Prosecutors to be punished if China graft suspects kill selves

Chinese prosecutors will be punished if officials they are investigating for abuse of office commit suicide, authorities said, after several suspects caught up in an anti-corruption drive killed themselves.

Under President Xi Jinping, a much-publicised anti-graft campaign has ensnared a long list of senior and junior officials. Some have committed suicide, escaping possible criminal proceedings and seizure of ill-gotten gains, to the benefit of their families.

In the latest example, the head of a multi-billion-dollar state-owned Chinese heavy machinery manufacturer was found hanging in his office on Monday as anti-corruption investigators probed his firm. Respected business news outlet Caixin said in January that at least 50 party and government officials have been publicly declared to have died of "unnatural causes" since 2012.

The Supreme People's Procuratorate issued eight orders restricting how probes into acts of abuse of office, which often involve bribery or other forms of corruption, should be carried out. Investigators will be suspended and "dealt with according to discipline and the law" if the subjects of their inquiries escape, are injured, or commit suicide because of their "unlawful" or "severely irresponsible" acts, it said in a statement on its website Thursday.
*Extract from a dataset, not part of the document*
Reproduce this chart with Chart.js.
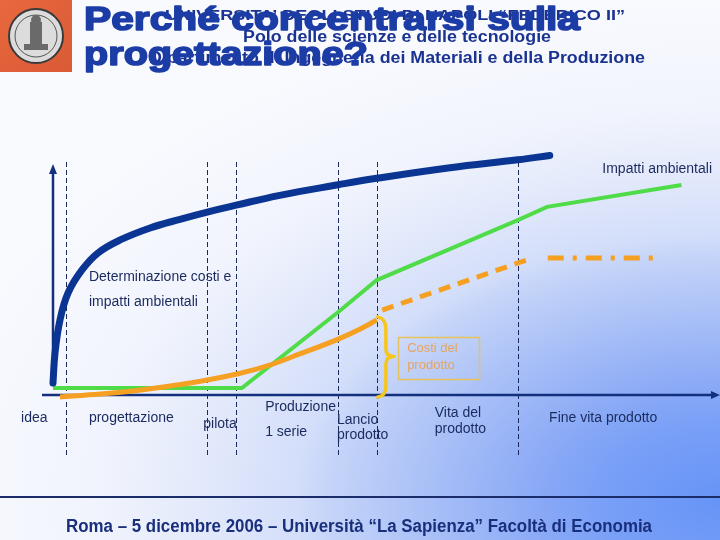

Prosecutors are also banned from accepting money from companies under investigation, unreasonably imposing coercive measures, or obtaining confessions through torture, according to the statement. "The eight bans are prosecutors' code of conduct in their participation in the fight against corruption," it said. "They will help build an anti-graft system that ensures justice, transparency and standards, and improve the effects and credibility of the anti-corruption campaign." It vowed "zero tolerance" over violations of the rules, warning prosecutors and the police that the bans were "high voltage cables" that no one should "dare to touch".

In 2013, five Communist Party anti-graft investigators and a prosecutor in Wenzhou city were sentenced to four to 14 years in jail for drowning a state-owned company official reportedly stripped and held under water to try to extract a corruption confession.